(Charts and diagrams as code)
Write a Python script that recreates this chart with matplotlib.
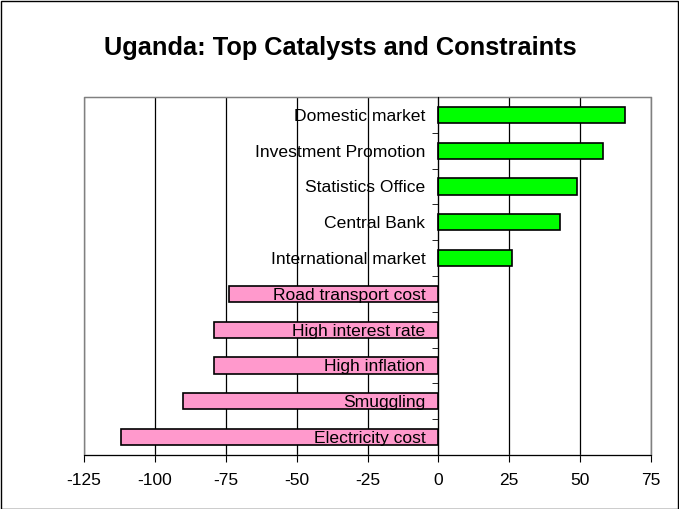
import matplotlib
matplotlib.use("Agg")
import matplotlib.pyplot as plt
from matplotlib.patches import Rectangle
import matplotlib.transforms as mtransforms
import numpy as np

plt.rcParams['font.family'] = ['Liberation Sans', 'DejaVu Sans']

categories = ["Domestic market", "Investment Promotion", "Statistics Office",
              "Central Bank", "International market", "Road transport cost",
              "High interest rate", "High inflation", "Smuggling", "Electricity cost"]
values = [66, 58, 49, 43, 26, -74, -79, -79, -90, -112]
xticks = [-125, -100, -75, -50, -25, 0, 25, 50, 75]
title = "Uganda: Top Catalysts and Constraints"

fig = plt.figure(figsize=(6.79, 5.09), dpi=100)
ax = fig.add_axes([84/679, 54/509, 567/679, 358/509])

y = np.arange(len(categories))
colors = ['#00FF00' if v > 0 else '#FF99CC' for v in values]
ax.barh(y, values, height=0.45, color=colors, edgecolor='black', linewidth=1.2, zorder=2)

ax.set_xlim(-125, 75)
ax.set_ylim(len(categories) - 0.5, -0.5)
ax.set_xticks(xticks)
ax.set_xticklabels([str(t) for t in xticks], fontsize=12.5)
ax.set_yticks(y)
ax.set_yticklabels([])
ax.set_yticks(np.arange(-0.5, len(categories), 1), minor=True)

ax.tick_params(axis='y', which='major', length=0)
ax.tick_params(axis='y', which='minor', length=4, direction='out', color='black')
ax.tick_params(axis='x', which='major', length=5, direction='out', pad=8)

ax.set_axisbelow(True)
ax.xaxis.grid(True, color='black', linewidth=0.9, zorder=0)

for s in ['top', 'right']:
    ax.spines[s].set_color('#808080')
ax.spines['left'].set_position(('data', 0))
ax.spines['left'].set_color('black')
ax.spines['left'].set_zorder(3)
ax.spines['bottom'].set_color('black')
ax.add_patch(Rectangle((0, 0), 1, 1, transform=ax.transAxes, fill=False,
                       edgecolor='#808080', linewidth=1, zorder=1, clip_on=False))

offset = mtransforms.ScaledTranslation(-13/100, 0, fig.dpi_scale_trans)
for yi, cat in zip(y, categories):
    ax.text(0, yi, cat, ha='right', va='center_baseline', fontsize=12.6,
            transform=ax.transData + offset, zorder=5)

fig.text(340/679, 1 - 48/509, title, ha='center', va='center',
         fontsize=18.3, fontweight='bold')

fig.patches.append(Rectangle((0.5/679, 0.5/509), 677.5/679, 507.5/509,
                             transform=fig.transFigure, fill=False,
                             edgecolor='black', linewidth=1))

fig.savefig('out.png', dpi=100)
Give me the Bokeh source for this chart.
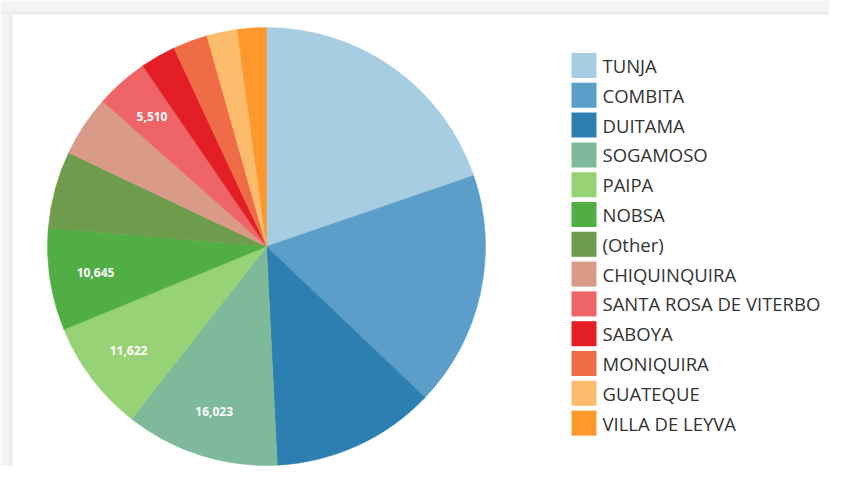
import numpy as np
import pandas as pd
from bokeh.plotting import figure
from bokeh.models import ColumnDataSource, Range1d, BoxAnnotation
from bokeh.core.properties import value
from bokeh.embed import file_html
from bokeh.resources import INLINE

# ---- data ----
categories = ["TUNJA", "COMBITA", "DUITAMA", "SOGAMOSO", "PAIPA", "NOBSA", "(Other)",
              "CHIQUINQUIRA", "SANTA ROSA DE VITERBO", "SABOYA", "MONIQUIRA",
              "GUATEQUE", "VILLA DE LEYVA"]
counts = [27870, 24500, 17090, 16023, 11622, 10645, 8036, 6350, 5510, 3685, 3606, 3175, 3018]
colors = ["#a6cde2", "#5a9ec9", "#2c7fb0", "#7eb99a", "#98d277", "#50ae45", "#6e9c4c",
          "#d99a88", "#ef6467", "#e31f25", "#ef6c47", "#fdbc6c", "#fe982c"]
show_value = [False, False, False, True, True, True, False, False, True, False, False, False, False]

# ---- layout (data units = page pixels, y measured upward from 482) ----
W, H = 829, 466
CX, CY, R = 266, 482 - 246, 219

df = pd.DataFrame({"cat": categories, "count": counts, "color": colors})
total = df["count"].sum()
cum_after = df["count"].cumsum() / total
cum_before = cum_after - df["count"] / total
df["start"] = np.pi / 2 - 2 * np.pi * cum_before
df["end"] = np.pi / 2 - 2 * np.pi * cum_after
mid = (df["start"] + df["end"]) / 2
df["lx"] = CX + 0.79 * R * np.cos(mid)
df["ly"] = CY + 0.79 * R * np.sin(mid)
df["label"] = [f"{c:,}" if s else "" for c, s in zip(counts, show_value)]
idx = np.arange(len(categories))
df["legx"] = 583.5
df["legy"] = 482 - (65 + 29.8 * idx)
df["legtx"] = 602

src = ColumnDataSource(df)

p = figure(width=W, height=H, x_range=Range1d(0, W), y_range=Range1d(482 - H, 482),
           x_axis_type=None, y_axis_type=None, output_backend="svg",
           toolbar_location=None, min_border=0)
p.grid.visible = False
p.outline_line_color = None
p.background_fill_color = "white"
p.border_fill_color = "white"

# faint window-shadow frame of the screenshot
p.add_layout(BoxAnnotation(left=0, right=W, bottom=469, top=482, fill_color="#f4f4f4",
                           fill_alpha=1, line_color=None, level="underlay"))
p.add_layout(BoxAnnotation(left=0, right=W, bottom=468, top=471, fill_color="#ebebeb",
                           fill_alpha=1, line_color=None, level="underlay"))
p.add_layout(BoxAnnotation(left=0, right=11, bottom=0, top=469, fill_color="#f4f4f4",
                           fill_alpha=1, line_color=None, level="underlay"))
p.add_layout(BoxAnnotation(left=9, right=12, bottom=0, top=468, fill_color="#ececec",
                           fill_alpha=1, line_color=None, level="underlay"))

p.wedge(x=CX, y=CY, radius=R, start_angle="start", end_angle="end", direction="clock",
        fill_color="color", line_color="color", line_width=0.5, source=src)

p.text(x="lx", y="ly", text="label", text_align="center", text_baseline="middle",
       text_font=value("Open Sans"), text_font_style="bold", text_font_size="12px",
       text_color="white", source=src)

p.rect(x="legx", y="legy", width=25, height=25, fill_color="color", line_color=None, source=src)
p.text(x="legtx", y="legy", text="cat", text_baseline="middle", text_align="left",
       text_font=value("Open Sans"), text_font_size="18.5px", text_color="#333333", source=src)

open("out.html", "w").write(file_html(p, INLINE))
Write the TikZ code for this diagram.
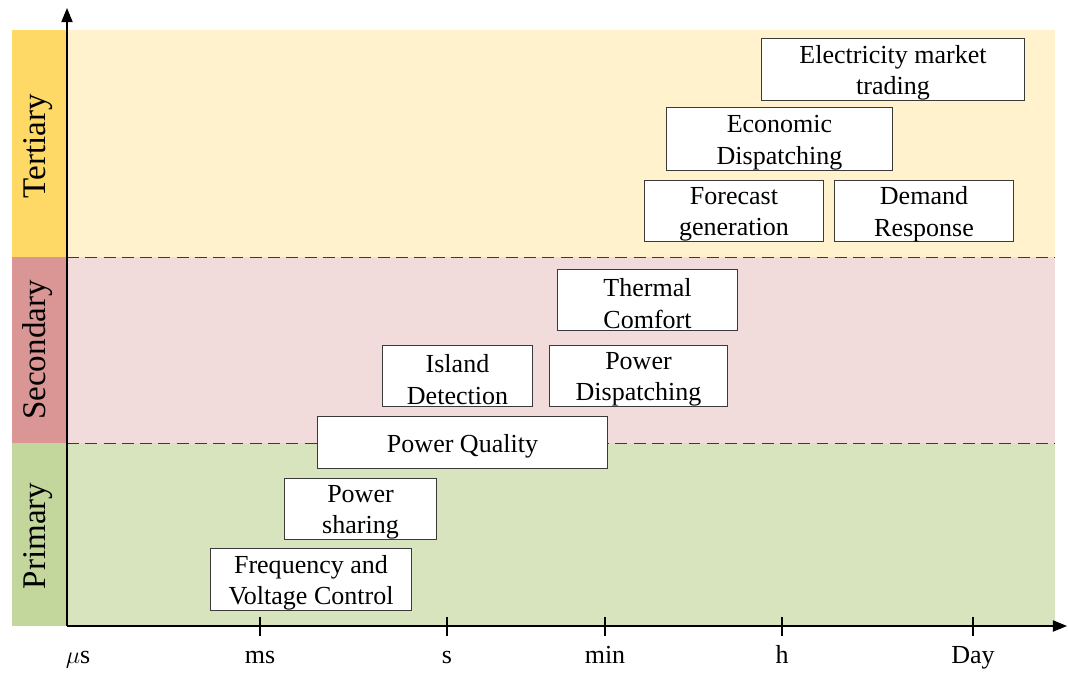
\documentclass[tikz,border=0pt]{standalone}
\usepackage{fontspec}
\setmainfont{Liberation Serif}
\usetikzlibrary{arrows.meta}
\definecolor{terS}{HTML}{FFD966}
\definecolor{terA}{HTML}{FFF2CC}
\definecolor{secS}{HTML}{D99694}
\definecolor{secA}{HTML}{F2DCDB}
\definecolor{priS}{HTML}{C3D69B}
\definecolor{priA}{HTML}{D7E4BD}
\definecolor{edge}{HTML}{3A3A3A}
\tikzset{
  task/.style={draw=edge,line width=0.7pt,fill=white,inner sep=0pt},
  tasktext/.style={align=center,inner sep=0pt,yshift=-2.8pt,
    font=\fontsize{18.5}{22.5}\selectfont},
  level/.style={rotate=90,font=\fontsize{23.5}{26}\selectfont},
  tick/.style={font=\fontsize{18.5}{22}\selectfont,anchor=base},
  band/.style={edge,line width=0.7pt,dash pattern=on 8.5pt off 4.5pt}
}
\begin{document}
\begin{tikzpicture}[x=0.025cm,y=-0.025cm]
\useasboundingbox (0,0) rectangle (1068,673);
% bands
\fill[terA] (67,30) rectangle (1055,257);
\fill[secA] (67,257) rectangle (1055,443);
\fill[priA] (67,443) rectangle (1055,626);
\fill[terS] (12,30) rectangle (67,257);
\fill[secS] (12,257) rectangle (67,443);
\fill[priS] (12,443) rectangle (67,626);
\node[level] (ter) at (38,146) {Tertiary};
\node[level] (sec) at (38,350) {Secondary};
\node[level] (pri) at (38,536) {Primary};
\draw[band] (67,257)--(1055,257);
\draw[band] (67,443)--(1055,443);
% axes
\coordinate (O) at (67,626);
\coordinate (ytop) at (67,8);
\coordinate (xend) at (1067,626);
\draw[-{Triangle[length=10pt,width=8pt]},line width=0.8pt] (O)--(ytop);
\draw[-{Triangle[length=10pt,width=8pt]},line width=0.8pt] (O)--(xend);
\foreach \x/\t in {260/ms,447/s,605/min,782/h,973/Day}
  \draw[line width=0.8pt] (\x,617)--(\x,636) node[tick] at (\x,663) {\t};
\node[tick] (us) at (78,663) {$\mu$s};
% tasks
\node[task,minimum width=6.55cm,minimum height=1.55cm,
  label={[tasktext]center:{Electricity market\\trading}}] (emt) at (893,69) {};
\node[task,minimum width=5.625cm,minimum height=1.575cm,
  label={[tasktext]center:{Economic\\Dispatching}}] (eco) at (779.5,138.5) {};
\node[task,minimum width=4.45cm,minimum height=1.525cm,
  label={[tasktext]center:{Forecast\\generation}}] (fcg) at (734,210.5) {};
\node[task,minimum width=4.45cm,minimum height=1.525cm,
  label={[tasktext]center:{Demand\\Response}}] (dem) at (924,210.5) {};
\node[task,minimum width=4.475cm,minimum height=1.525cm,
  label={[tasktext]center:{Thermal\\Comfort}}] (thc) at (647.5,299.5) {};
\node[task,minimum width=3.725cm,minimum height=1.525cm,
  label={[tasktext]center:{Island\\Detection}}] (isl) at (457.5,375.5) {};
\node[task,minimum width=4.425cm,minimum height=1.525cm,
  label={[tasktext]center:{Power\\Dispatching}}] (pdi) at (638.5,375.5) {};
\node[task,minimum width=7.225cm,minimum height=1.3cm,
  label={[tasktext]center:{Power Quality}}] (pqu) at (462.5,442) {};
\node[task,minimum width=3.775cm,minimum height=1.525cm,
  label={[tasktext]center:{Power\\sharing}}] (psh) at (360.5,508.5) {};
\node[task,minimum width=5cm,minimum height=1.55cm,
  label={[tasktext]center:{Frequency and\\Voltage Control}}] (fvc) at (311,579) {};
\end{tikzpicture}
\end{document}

Goal of the exercise:
Take the lines from the start of the material to the line with "ax.set_yticks(np.arange(-0.5, len(categories), 1), minor=True)", both included, and transcribe them exactly without the pictures.

Task result:
Write a Python script that recreates this chart with matplotlib.
import matplotlib
matplotlib.use("Agg")
import matplotlib.pyplot as plt
from matplotlib.patches import Rectangle
import matplotlib.transforms as mtransforms
import numpy as np

plt.rcParams['font.family'] = ['Liberation Sans', 'DejaVu Sans']

categories = ["Domestic market", "Investment Promotion", "Statistics Office",
              "Central Bank", "International market", "Road transport cost",
              "High interest rate", "High inflation", "Smuggling", "Electricity cost"]
values = [66, 58, 49, 43, 26, -74, -79, -79, -90, -112]
xticks = [-125, -100, -75, -50, -25, 0, 25, 50, 75]
title = "Uganda: Top Catalysts and Constraints"

fig = plt.figure(figsize=(6.79, 5.09), dpi=100)
ax = fig.add_axes([84/679, 54/509, 567/679, 358/509])

y = np.arange(len(categories))
colors = ['#00FF00' if v > 0 else '#FF99CC' for v in values]
ax.barh(y, values, height=0.45, color=colors, edgecolor='black', linewidth=1.2, zorder=2)

ax.set_xlim(-125, 75)
ax.set_ylim(len(categories) - 0.5, -0.5)
ax.set_xticks(xticks)
ax.set_xticklabels([str(t) for t in xticks], fontsize=12.5)
ax.set_yticks(y)
ax.set_yticklabels([])
ax.set_yticks(np.arange(-0.5, len(categories), 1), minor=True)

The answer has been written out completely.